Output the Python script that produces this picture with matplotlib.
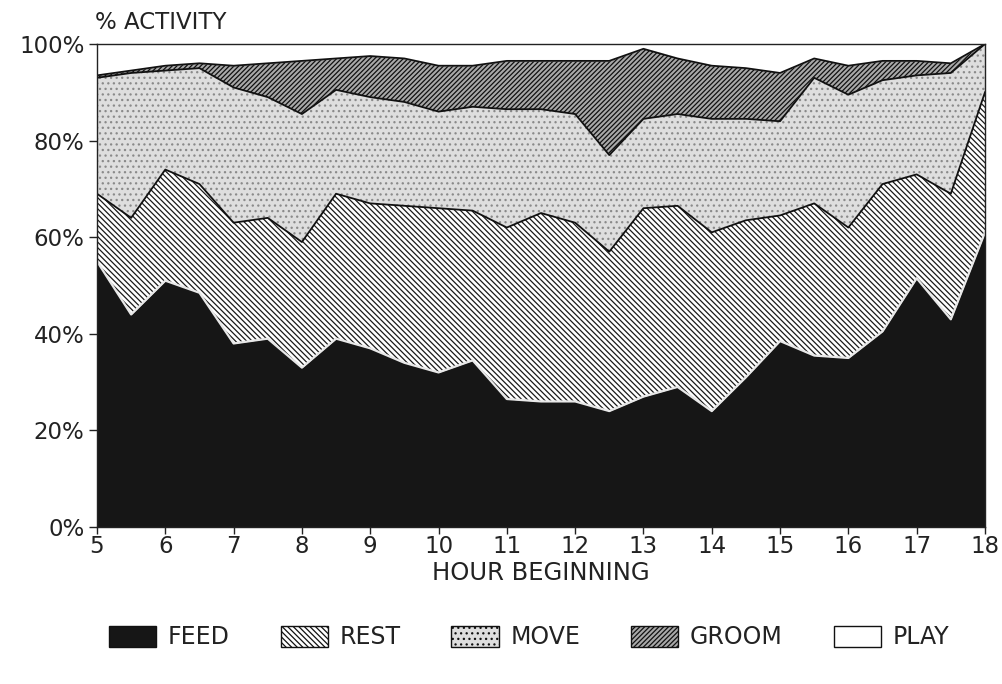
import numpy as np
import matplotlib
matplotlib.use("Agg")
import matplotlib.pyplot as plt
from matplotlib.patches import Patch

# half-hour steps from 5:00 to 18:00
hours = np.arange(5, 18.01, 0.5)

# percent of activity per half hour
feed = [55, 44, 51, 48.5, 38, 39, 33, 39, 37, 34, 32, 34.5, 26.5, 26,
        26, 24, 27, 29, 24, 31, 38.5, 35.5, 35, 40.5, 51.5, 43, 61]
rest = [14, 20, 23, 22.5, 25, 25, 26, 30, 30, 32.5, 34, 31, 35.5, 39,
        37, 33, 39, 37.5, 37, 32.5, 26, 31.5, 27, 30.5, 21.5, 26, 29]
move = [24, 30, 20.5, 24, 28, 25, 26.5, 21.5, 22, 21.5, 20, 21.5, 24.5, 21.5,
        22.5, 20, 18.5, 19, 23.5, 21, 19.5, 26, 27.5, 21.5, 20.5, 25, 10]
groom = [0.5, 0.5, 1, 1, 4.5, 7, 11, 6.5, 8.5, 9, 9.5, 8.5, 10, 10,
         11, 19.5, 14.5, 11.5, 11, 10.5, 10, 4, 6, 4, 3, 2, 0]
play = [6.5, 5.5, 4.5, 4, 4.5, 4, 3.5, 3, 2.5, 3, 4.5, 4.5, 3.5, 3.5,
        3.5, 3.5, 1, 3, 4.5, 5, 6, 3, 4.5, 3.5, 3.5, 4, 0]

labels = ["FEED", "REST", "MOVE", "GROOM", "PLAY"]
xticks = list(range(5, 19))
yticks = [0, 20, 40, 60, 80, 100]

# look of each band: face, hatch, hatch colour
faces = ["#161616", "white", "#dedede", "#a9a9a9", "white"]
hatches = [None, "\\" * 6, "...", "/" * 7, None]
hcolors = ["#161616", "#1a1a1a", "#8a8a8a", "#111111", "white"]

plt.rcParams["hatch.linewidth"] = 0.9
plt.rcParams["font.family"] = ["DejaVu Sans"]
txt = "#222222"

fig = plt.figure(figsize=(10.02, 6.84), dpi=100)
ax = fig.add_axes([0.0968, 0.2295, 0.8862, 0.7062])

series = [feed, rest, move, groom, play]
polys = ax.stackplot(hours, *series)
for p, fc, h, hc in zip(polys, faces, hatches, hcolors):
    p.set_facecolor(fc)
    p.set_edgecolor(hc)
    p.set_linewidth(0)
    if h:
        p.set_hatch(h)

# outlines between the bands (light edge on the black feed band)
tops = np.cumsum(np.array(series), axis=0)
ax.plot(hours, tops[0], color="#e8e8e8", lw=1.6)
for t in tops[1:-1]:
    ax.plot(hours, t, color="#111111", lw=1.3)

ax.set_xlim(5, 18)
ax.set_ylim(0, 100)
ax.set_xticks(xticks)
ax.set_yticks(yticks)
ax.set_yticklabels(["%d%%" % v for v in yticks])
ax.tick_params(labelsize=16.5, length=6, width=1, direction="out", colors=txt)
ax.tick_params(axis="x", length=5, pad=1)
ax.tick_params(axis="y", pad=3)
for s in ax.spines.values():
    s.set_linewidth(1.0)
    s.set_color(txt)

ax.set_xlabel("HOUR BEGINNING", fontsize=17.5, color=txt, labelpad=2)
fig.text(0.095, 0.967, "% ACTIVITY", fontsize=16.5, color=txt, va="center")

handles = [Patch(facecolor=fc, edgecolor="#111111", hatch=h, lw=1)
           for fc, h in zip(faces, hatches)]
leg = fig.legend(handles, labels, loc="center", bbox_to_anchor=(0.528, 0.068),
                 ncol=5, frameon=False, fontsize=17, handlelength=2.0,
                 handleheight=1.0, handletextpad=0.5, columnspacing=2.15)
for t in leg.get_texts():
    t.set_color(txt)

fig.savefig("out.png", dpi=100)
···
• [Problem] Starting at the top of the listing above, please restate word for word each line up to and including the one that holds "hours = np.arange(5, 18.01, 0.5)", omitting every image.

• [Exercise solution]
Output the Python script that produces this picture with matplotlib.
import numpy as np
import matplotlib
matplotlib.use("Agg")
import matplotlib.pyplot as plt
from matplotlib.patches import Patch

# half-hour steps from 5:00 to 18:00
hours = np.arange(5, 18.01, 0.5)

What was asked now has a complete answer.